It’s our last night in Philadelphia and it’s 19 degrees F outside – only a bit nippy for a couple Syracusans. But after three weeks of riding the trolley into Center City for evening dining adventures, we decided to try a restaurant within walking distance of our apartment in West Philly: Vietnam Cafe. It had a good website, some good reviews online and an interesting menu, so off we went.
This is a small restaurant that has a clean, modern, attractive design. The lighting was excellent: not the fluorescent glare so often found in Asian restaurants but rather the soft golden light usually found in more upscale restaurants. Service was quick at the beginning, but “mistakes were made.” No notice was taken of some unfolding unhappiness.
We started with the Crispy Spring Rolls, in part because we’d learned to love the crispy New Century’s Shrimp Rolls (Syracuse) that have had us enthralled for years. The spring rolls were crispy as advertised, hot and flavorful. But they still couldn’t touch the lacy crunch or the sublime spicing of the New Century version.
I ordered the Crispy Noodle Tofu, looking for something akin to the crispy noodle dish that used to be served at Syracuse’s Pho Saigon (sadly, it’s gone out of business). The noodles I was served were crispy and mildly flavorful; the vegetables were cooked just right. But the tofu was not special in any way and the sauce left me wondering if anyone in the kitchen knew anything about Vietnamese spicing. It was tasty in the way that Chinese-American food is tastier than McDonalds, but it left me searching for ways to brighten it up. I tossed in some of the dipping sauce left over from the appetizer. I put dots of Sriracha sauce all over it. I tore up mint leaves, again from the appetizer, and tossed them about. Bit by bit, I coaxed some flavor from it. But it wasn’t the exciting dining we’ve come to expect from any Vietnamese restaurant.

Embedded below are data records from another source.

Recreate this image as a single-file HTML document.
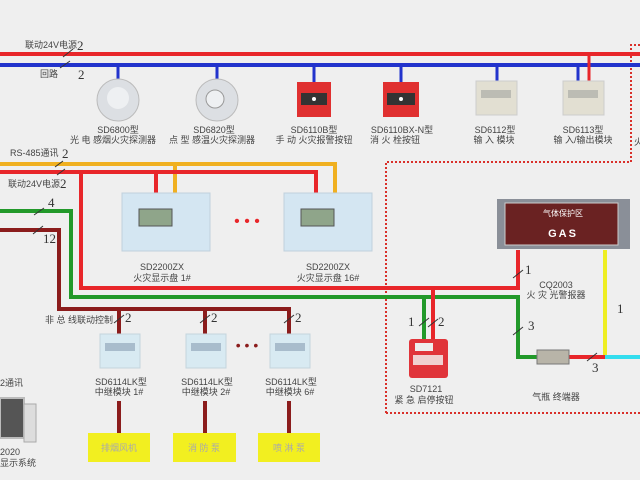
<!DOCTYPE html>
<html><head><meta charset="utf-8"><style>
html,body{margin:0;padding:0;background:#efefef;}
svg{display:block;font-family:"Liberation Sans","Noto Sans CJK SC",sans-serif;}
.t{font-size:9px;fill:#444;text-anchor:middle}
.n{font-family:"Liberation Serif",serif;font-size:13px;fill:#333}
.l{font-size:9px;fill:#444}
</style></head><body>
<svg width="640" height="480" viewBox="0 0 640 480">
<rect width="640" height="480" fill="#efefef"/>
<!-- dotted border -->
<path d="M386,413 V162 H631 V45 H640 M386,413 H640" fill="none" stroke="#d9302a" stroke-width="2" stroke-dasharray="2,2"/>
<!-- top bus -->
<line x1="0" y1="54" x2="640" y2="54" stroke="#e8262a" stroke-width="4"/>
<line x1="0" y1="65" x2="640" y2="65" stroke="#2233cc" stroke-width="4"/>
<g stroke="#2233cc" stroke-width="3">
<line x1="118" y1="65" x2="118" y2="80"/><line x1="217" y1="65" x2="217" y2="80"/>
<line x1="314" y1="65" x2="314" y2="82"/><line x1="401" y1="65" x2="401" y2="82"/>
<line x1="497" y1="65" x2="497" y2="82"/><line x1="578" y1="65" x2="578" y2="82"/></g>
<line x1="589" y1="54" x2="589" y2="82" stroke="#e8262a" stroke-width="3"/>
<g stroke="#333" stroke-width="1"><line x1="63" y1="57" x2="73" y2="49"/><line x1="60" y1="68" x2="70" y2="61"/></g>
<text class="l" x="25" y="48">联动24V电源</text><text class="n" x="77" y="50">2</text>
<text class="l" x="40" y="77">回路</text><text class="n" x="78" y="79">2</text>
<!-- detectors -->
<circle cx="118" cy="100" r="21" fill="#dcdfe3" stroke="#bbb"/><circle cx="118" cy="98" r="11" fill="#eef0f2"/>
<circle cx="217" cy="100" r="21" fill="#dcdfe3" stroke="#bbb"/><circle cx="215" cy="99" r="9" fill="#eef0f2" stroke="#999"/>
<rect x="297" y="82" width="34" height="35" fill="#e03030"/><rect x="301" y="93" width="26" height="12" fill="#333"/><circle cx="314" cy="99" r="2" fill="#fff"/>
<rect x="383" y="82" width="36" height="35" fill="#e03030"/><rect x="387" y="93" width="28" height="12" fill="#333"/><circle cx="401" cy="99" r="2" fill="#fff"/>
<rect x="476" y="81" width="41" height="34" fill="#e2dfd2" stroke="#ccc"/><rect x="481" y="90" width="30" height="8" fill="#bcbcb4"/>
<rect x="563" y="81" width="41" height="34" fill="#e2dfd2" stroke="#ccc"/><rect x="568" y="90" width="30" height="8" fill="#bcbcb4"/>
<text class="t" x="118" y="133">SD6800型</text><text class="t" x="113" y="143">光 电 感烟火灾探测器</text>
<text class="t" x="214" y="133">SD6820型</text><text class="t" x="212" y="143">点 型 感温火灾探测器</text>
<text class="t" x="314" y="133">SD6110B型</text><text class="t" x="314" y="143">手 动 火灾报警按钮</text>
<text class="t" x="402" y="133">SD6110BX-N型</text><text class="t" x="395" y="143">消 火 栓按钮</text>
<text class="t" x="495" y="133">SD6112型</text><text class="t" x="494" y="143">输 入 模块</text>
<text class="t" x="583" y="133">SD6113型</text><text class="t" x="583" y="143">输 入/输出模块</text>
<!-- RS485 & 24V -->
<path d="M0,164 H335 V195 M175,164 V195" fill="none" stroke="#f0b020" stroke-width="4"/>
<path d="M0,172 H316 V195 M156,172 V195 M81,172 V288 H518 V250" fill="none" stroke="#e8262a" stroke-width="4"/>
<text class="l" x="10" y="156">RS-485通讯</text><text class="n" x="62" y="158">2</text>
<text class="l" x="8" y="187">联动24V电源</text><text class="n" x="60" y="188">2</text>
<g stroke="#333"><line x1="55" y1="167" x2="63" y2="161"/><line x1="57" y1="175" x2="65" y2="169"/></g>
<!-- green -->
<path d="M0,211 H71 V297 H518 V357 H537" fill="none" stroke="#22992a" stroke-width="4"/>
<path d="M424,297 V339" stroke="#22992a" stroke-width="4"/>
<path d="M433,288 V339" stroke="#e8262a" stroke-width="4"/>
<text class="n" x="48" y="207">4</text><line x1="34" y1="215" x2="44" y2="208" stroke="#333"/>
<!-- dark red -->
<path d="M0,230 H59 V309 H289 V335 M119,309 V335 M205,309 V335" fill="none" stroke="#8b1c1c" stroke-width="4"/>
<g stroke="#8b1c1c" stroke-width="4"><line x1="119" y1="401" x2="119" y2="433"/><line x1="205" y1="401" x2="205" y2="433"/><line x1="289" y1="401" x2="289" y2="433"/></g>
<text class="n" x="43" y="243">12</text><line x1="33" y1="234" x2="43" y2="226" stroke="#333"/>
<text class="l" x="45" y="323">非 总 线联动控制</text>
<text class="n" x="125" y="322">2</text><text class="n" x="211" y="322">2</text><text class="n" x="295" y="322">2</text>
<g stroke="#333"><line x1="114" y1="323" x2="124" y2="315"/><line x1="200" y1="323" x2="210" y2="315"/><line x1="284" y1="323" x2="294" y2="315"/></g>
<!-- panels -->
<g><rect x="122" y="193" width="88" height="58" fill="#d4e6f2" stroke="#c0d0dc"/><rect x="139" y="209" width="33" height="17" fill="#8fa58a" stroke="#555"/>
<rect x="284" y="193" width="88" height="58" fill="#d4e6f2" stroke="#c0d0dc"/><rect x="301" y="209" width="33" height="17" fill="#8fa58a" stroke="#555"/></g>
<text x="247" y="226" font-size="16" fill="#e8262a" text-anchor="middle">• • •</text>
<text class="t" x="162" y="270">SD2200ZX</text><text class="t" x="162" y="281">火灾显示盘 1#</text>
<text class="t" x="328" y="270">SD2200ZX</text><text class="t" x="328" y="281">火灾显示盘 16#</text>
<!-- relay modules -->
<rect x="100" y="334" width="40" height="34" fill="#d8eaf2" stroke="#c4d4dc"/><rect x="105" y="343" width="30" height="8" fill="#a8bccc"/>
<rect x="186" y="334" width="40" height="34" fill="#d8eaf2" stroke="#c4d4dc"/><rect x="191" y="343" width="30" height="8" fill="#a8bccc"/>
<rect x="270" y="334" width="40" height="34" fill="#d8eaf2" stroke="#c4d4dc"/><rect x="275" y="343" width="30" height="8" fill="#a8bccc"/>
<text x="247" y="350" font-size="14" fill="#8b1c1c" text-anchor="middle">• • •</text>
<text class="t" x="121" y="385">SD6114LK型</text><text class="t" x="119" y="395">中继模块 1#</text>
<text class="t" x="207" y="385">SD6114LK型</text><text class="t" x="206" y="395">中继模块 2#</text>
<text class="t" x="291" y="385">SD6114LK型</text><text class="t" x="290" y="395">中继模块 6#</text>
<rect x="88" y="433" width="62" height="29" fill="#f2ef20"/><rect x="173" y="433" width="63" height="29" fill="#f2ef20"/><rect x="258" y="433" width="62" height="29" fill="#f2ef20"/>
<text class="t" x="119" y="451" fill="#999" style="fill:#aaa">排烟风机</text><text class="t" x="204" y="451" style="fill:#aaa">消 防 泵</text><text class="t" x="289" y="451" style="fill:#aaa">喷 淋 泵</text>
<!-- computer -->
<rect x="0" y="398" width="24" height="40" fill="#555" stroke="#bbb" stroke-width="2"/><rect x="24" y="404" width="12" height="38" fill="#ddd" stroke="#aaa"/>
<text class="l" x="0" y="386">2通讯</text><text class="l" x="0" y="455">2020</text><text class="l" x="0" y="466">显示系统</text>
<!-- alarm box -->
<rect x="497" y="199" width="133" height="50" fill="#8a8f98"/><rect x="505" y="203" width="113" height="42" fill="#6a2222" stroke="#ccc"/>
<text x="563" y="216" font-size="8" fill="#fff" text-anchor="middle">气体保护区</text>
<text x="563" y="237" font-size="11" font-weight="bold" fill="#fff" text-anchor="middle" letter-spacing="2">GAS</text>
<text class="t" x="556" y="288">CQ2003</text><text class="t" x="556" y="298">火 灾 光警报器</text>
<line x1="605" y1="250" x2="605" y2="357" stroke="#eeee22" stroke-width="4"/>
<line x1="569" y1="357" x2="605" y2="357" stroke="#e8262a" stroke-width="4"/>
<line x1="605" y1="357" x2="640" y2="357" stroke="#33ddee" stroke-width="4"/>
<rect x="537" y="350" width="32" height="14" fill="#b8b4a8" stroke="#777"/>
<text class="t" x="556" y="400">气瓶 终端器</text>
<!-- SD7121 -->
<rect x="409" y="339" width="39" height="39" rx="3" fill="#e0343a"/><rect x="415" y="343" width="18" height="8" fill="#eee"/><rect x="413" y="355" width="30" height="10" fill="#f0d0d0"/>
<text class="t" x="426" y="392">SD7121</text><text class="t" x="424" y="403">紧 急 启停按钮</text>
<text class="n" x="408" y="326">1</text><text class="n" x="438" y="326">2</text>
<text class="n" x="525" y="274">1</text><text class="n" x="528" y="330">3</text><text class="n" x="617" y="313">1</text><text class="n" x="592" y="372">3</text>
<g stroke="#333"><line x1="419" y1="326" x2="429" y2="318"/><line x1="428" y1="327" x2="438" y2="319"/><line x1="513" y1="278" x2="523" y2="270"/><line x1="513" y1="335" x2="523" y2="327"/><line x1="587" y1="361" x2="597" y2="353"/></g>
<text class="l" x="634" y="145">火</text>
</svg>
</body></html>
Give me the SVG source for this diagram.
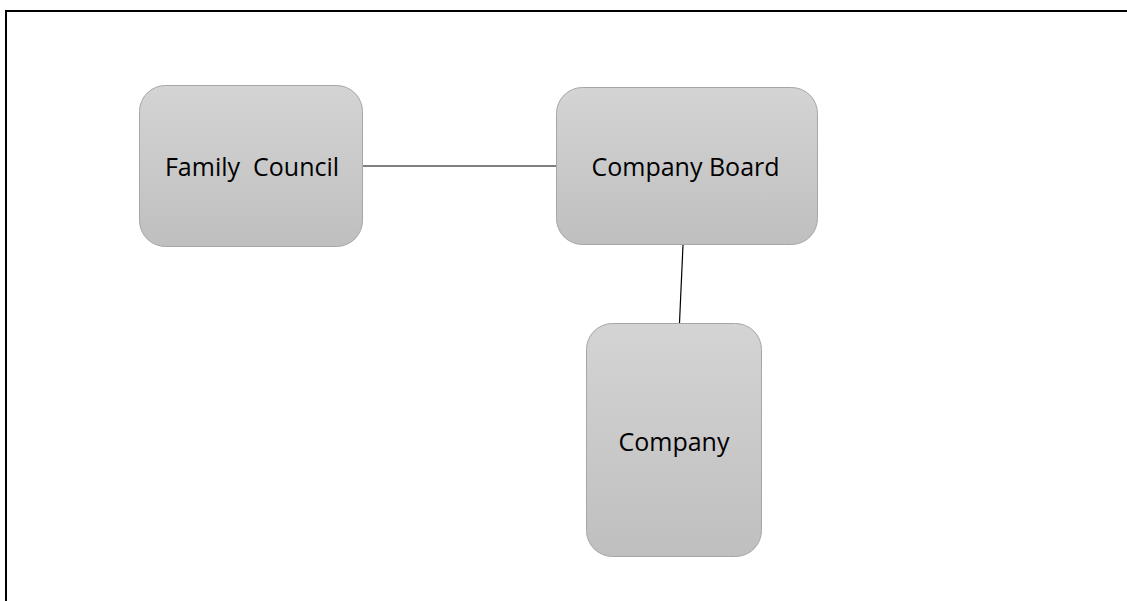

Dave ordered the Shrimp Sate Sauce, and his experience was even worse than mine. Dave adores Vietnamese food. He’s usually capable of making vast quantities of food disappear in a short period of time. But I soon realized that, incredibly, he was picking at his food. By the end of the meal, he’d left half the shrimp on the plate – a first! – swimming in an insipid sauce that he said lacked the snap and vitality that he enjoys in Vietnamese food.
Partway through our meal, a very smiling waiter came to let us know that it was “last call” for food as the kitchen was going to close. This was a new one for us, but we feel for chefs and didn’t mind. Still, service basically stopped at that point and no-one noticed that the gentleman at the corner table wasn’t eating his dinner. It wasn’t that it was bad – he would have sent it back – it just wasn’t good.
It was at that point that I looked around. “Dave,” I said, “What’s missing from this restaurant?” He glanced up.
“Vietnamese,” he replied.
And that was the problem. The Vietnam Cafe seems to be catering to the clientele: Caucasian students. There was not one Asian person in the place, unlike at Pho Xe Lua in Chinatown, where we had eaten some of the best Vietnamese food we’ve ever had. Nope, no Vietnamese here, not the people and, sadly, not the food.